Architects have riffed on the connection of building to music and dance for many years. In the Czech Republic on a visit to explore my family’s history there, I felt the rhythms of “Fred and Ginger,” as the apartment house in Prague designed by Frank Gehry is known. The curves of the façade reflect the undulations of the Vlatava river that flows through the city, and suggest the quicksteps and foxtrot of the dance legends. The house’s patterns of columns and windows are based on artful measurements, much like the divisions of a musical composition into measures. Any great building combines rhythm and proportion in graceful exuberance!

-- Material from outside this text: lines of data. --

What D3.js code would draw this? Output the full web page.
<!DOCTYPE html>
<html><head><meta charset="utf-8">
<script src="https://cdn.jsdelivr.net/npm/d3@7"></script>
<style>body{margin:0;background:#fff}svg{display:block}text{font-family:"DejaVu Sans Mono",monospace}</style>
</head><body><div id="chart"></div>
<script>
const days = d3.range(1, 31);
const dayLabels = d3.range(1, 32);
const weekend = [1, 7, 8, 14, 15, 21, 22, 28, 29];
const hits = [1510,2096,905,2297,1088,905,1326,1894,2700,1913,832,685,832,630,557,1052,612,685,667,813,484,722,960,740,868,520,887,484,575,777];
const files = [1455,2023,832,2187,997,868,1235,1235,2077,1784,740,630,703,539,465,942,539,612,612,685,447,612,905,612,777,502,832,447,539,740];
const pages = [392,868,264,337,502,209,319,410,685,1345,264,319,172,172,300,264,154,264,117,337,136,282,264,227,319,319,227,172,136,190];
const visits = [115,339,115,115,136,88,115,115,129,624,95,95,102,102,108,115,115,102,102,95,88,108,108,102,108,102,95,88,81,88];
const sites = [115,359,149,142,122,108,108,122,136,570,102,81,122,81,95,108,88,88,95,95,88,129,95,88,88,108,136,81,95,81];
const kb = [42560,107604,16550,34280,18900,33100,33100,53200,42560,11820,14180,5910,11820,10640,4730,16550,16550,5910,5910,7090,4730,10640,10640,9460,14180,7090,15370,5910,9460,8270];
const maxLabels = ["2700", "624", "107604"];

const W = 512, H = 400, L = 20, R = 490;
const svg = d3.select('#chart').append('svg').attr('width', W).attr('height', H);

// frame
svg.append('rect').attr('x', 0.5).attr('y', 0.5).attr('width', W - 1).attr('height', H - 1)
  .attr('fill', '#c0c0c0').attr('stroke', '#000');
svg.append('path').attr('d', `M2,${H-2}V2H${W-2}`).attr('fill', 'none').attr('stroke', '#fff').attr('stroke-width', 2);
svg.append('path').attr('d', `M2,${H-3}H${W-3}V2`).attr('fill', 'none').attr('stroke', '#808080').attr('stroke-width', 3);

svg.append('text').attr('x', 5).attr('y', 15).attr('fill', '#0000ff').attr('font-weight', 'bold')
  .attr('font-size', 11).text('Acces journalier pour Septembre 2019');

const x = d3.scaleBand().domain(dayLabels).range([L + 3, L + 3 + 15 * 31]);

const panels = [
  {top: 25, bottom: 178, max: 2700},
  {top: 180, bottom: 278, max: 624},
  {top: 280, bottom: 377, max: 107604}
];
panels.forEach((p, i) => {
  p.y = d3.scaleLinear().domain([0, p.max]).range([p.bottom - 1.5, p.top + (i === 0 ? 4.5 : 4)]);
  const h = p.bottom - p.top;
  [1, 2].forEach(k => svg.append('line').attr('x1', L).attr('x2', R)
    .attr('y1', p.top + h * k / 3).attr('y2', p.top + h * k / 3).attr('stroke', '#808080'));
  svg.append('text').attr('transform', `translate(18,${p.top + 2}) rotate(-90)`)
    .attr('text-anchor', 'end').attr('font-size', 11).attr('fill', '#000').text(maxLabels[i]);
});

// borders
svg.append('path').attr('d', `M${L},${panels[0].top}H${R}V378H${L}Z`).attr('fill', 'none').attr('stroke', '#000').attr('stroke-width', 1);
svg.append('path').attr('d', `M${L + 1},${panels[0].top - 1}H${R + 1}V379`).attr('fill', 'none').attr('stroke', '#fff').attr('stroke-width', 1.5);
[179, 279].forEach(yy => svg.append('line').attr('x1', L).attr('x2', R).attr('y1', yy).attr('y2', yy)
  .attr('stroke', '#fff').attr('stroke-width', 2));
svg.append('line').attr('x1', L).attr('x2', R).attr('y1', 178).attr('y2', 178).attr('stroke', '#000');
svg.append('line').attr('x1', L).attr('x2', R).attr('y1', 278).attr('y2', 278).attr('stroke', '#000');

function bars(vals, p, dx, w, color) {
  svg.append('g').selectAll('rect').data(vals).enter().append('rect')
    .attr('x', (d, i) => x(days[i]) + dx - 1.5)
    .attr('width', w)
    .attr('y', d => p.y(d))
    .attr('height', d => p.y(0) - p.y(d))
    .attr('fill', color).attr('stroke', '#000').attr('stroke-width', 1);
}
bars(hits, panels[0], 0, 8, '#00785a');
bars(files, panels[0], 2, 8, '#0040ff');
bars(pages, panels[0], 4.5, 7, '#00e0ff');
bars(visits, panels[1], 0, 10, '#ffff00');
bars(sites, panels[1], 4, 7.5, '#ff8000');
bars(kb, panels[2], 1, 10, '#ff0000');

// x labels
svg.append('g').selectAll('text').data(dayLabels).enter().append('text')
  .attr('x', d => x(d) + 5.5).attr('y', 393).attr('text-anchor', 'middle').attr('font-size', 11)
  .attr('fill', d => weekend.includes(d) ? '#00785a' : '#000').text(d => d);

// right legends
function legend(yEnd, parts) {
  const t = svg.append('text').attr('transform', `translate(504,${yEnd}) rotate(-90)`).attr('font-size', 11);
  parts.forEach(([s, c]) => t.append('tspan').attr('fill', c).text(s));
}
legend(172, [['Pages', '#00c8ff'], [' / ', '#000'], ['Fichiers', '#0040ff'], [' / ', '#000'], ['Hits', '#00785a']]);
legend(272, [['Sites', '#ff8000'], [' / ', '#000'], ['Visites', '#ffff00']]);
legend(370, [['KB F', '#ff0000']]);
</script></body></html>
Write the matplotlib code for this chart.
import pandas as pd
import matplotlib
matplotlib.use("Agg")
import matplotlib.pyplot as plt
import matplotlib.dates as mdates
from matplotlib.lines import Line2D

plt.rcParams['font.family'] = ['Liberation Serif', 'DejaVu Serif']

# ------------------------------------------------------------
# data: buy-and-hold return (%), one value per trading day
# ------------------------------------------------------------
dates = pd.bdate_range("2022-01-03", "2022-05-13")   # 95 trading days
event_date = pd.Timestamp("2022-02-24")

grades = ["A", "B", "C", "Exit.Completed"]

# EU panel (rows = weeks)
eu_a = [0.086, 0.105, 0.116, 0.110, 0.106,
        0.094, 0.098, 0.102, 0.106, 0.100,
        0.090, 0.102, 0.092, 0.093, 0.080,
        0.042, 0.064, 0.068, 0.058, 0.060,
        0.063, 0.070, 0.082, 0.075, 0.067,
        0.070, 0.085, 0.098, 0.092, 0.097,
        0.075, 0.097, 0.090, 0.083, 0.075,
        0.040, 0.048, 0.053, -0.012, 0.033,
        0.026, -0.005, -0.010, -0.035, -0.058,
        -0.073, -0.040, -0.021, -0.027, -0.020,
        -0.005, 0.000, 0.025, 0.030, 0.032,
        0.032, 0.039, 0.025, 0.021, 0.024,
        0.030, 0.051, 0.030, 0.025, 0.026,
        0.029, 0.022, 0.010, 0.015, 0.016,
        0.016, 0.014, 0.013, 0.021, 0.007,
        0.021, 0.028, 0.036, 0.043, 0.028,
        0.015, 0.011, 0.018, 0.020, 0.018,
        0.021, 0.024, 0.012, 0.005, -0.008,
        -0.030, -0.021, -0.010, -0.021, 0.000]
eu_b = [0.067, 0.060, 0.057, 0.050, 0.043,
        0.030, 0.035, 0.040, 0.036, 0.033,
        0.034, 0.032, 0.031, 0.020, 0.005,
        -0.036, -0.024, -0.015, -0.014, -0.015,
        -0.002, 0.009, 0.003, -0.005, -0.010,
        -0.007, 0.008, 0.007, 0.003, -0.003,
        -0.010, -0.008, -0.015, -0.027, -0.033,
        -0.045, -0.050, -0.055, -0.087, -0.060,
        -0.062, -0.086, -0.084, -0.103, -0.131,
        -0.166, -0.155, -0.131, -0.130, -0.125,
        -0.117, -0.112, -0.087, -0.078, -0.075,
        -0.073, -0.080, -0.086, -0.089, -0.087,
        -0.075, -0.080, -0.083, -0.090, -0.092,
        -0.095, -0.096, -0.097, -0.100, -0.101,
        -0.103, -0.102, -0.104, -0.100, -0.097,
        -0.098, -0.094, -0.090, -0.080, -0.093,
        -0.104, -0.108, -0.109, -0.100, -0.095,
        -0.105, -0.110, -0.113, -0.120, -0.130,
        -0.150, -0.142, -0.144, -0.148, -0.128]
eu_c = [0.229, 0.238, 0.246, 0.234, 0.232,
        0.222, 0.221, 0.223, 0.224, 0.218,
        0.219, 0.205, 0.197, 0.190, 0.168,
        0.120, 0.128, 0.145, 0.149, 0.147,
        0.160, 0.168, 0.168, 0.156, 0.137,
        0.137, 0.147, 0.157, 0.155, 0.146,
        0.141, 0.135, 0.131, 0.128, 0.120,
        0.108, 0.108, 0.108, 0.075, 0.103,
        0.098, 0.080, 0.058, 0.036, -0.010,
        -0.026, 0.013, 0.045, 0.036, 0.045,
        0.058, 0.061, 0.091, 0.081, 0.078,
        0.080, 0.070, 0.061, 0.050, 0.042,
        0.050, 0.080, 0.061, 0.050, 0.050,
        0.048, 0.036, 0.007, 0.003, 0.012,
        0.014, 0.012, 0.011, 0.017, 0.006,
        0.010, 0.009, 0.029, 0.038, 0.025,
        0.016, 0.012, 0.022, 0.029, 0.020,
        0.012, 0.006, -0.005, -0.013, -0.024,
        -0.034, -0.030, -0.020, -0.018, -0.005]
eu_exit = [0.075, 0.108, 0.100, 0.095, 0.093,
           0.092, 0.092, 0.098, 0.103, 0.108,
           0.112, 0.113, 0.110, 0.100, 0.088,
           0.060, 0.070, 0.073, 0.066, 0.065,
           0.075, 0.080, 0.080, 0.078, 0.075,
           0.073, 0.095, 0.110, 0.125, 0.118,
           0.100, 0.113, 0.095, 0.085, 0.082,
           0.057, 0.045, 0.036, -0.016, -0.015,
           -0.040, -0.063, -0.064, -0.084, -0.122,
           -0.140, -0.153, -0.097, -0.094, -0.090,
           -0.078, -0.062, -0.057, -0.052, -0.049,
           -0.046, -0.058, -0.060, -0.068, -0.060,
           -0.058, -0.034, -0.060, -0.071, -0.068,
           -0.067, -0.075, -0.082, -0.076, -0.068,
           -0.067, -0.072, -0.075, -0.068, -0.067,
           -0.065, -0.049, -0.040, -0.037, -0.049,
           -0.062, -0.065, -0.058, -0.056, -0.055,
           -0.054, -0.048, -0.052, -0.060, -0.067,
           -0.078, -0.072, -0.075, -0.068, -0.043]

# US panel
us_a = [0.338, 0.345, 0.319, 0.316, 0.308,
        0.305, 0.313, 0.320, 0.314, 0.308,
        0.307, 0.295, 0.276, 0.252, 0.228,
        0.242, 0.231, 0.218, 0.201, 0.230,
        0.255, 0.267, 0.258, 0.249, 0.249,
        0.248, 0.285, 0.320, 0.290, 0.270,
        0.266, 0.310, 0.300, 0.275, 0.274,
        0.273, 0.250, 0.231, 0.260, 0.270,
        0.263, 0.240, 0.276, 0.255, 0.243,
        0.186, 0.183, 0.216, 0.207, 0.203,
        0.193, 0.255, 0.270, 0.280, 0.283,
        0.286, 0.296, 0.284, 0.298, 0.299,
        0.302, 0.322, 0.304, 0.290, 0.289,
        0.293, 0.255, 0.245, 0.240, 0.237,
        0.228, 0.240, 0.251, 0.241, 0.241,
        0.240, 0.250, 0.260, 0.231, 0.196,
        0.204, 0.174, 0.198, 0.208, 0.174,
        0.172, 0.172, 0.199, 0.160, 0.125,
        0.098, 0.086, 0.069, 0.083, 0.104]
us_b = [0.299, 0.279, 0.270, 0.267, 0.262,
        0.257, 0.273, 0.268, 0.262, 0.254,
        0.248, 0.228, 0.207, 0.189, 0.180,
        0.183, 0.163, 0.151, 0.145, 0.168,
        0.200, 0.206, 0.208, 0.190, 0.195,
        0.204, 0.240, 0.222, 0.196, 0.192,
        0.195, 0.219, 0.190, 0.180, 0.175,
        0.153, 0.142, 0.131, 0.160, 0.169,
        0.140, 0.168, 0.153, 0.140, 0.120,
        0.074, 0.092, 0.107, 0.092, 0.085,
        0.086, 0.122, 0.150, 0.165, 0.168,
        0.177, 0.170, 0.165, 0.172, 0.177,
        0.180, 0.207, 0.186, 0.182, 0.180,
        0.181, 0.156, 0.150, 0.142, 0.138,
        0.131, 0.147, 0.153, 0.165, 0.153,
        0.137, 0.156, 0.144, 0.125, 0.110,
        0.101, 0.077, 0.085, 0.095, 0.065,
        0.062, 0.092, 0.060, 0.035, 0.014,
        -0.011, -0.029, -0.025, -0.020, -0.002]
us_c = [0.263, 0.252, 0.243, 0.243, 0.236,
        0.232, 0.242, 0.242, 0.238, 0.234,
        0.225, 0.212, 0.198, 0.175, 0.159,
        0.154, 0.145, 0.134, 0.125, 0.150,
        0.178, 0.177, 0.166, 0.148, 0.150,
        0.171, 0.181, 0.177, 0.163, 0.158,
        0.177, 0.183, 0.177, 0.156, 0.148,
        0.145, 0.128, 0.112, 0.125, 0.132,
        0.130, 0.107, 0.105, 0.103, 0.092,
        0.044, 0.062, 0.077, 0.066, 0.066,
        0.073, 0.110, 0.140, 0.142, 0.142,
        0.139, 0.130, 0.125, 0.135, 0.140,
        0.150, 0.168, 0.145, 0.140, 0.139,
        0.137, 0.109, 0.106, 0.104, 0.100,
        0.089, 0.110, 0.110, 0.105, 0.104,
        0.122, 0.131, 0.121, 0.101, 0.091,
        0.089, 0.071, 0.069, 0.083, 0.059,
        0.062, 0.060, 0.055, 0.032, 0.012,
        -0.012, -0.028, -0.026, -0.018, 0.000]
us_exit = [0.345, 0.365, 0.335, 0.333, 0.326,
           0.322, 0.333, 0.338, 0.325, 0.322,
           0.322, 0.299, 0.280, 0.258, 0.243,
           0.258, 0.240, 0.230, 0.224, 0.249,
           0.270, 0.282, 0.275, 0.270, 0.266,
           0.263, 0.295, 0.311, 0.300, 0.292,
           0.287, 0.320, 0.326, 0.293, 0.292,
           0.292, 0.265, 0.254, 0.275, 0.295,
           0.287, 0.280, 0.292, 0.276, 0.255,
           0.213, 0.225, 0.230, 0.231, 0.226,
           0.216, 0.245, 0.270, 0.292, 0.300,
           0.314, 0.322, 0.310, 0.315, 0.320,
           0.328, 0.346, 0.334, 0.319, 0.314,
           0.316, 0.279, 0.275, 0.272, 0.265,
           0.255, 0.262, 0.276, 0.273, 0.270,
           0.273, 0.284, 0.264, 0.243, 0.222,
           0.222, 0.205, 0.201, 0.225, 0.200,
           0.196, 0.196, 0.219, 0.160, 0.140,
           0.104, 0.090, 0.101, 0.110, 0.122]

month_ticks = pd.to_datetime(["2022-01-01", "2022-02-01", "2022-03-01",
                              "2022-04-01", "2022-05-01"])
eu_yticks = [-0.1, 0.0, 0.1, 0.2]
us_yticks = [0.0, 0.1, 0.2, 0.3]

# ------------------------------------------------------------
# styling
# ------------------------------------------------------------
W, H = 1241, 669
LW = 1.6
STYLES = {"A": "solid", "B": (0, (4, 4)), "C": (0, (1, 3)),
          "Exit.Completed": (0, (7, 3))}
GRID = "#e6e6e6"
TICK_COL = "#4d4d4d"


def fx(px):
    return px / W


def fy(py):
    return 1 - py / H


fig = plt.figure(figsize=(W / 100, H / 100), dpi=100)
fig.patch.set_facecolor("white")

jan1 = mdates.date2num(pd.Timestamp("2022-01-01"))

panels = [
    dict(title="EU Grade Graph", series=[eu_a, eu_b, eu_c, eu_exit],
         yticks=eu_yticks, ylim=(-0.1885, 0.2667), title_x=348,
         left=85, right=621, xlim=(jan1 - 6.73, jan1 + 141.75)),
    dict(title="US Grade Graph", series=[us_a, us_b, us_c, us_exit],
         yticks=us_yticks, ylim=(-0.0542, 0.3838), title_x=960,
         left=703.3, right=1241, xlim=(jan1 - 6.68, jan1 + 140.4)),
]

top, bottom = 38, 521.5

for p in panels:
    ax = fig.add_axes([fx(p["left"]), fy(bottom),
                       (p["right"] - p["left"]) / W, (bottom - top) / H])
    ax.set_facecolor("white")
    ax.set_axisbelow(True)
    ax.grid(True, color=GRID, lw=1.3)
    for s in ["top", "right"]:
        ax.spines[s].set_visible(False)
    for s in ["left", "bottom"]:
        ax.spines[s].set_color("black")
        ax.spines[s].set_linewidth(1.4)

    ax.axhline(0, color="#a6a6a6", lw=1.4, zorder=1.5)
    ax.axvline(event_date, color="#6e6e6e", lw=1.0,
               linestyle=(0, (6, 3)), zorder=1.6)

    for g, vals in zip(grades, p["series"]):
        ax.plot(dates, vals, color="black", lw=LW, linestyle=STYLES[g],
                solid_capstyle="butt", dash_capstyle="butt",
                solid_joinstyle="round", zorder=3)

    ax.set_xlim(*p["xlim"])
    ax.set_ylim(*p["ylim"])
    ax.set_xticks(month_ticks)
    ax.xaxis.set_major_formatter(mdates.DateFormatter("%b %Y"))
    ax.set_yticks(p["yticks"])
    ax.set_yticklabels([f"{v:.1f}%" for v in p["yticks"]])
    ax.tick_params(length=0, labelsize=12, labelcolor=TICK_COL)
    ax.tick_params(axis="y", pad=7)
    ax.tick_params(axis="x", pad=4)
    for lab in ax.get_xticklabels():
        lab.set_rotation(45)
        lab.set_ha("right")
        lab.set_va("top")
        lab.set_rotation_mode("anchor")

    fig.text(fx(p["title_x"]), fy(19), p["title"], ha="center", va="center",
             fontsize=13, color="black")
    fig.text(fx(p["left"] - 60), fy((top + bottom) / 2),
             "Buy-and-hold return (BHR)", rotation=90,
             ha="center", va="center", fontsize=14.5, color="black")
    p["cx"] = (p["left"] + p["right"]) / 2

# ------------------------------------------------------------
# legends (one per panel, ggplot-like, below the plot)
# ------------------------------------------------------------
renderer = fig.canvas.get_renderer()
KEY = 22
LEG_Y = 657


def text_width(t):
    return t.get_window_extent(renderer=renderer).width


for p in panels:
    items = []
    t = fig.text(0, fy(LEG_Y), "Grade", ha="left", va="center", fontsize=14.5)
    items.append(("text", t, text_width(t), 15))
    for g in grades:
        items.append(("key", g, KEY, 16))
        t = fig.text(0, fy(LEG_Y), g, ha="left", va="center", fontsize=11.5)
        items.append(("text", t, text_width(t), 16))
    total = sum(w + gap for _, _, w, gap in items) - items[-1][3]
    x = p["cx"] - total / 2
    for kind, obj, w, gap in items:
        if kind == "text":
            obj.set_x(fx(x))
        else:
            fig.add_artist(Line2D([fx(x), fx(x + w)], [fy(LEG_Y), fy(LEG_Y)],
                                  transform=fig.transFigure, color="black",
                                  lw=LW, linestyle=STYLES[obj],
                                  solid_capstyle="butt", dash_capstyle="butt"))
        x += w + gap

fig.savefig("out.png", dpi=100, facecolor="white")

In my ballroom classes, students first study the fundamentals of dance in in order to develop a strong foundation for the more elaborate patterns that come later. Similarly, in architecture, a strong framework in terms of understanding the structure, function, and history of the building creates the basis for architectural play, surprise, and unique details. Jon, my ballroom instructor, explained that dance is based on lines and circles, and he once choreographed a dance with an axial pattern down the length of the ballroom floor. A well designed house uses the principle of major and minor axes, such as from the front door to the garden, or from the kitchen or dining room to an interesting interior view. When Emma, our couples’ teacher, urges us in rumba to “push off, and use the floor,” it reminds me of how a building needs to be in its own earth, to use gravity in order to soar. Dance has dips and lifts and a building should also have its own choreography, a blend of classical balance and surprise!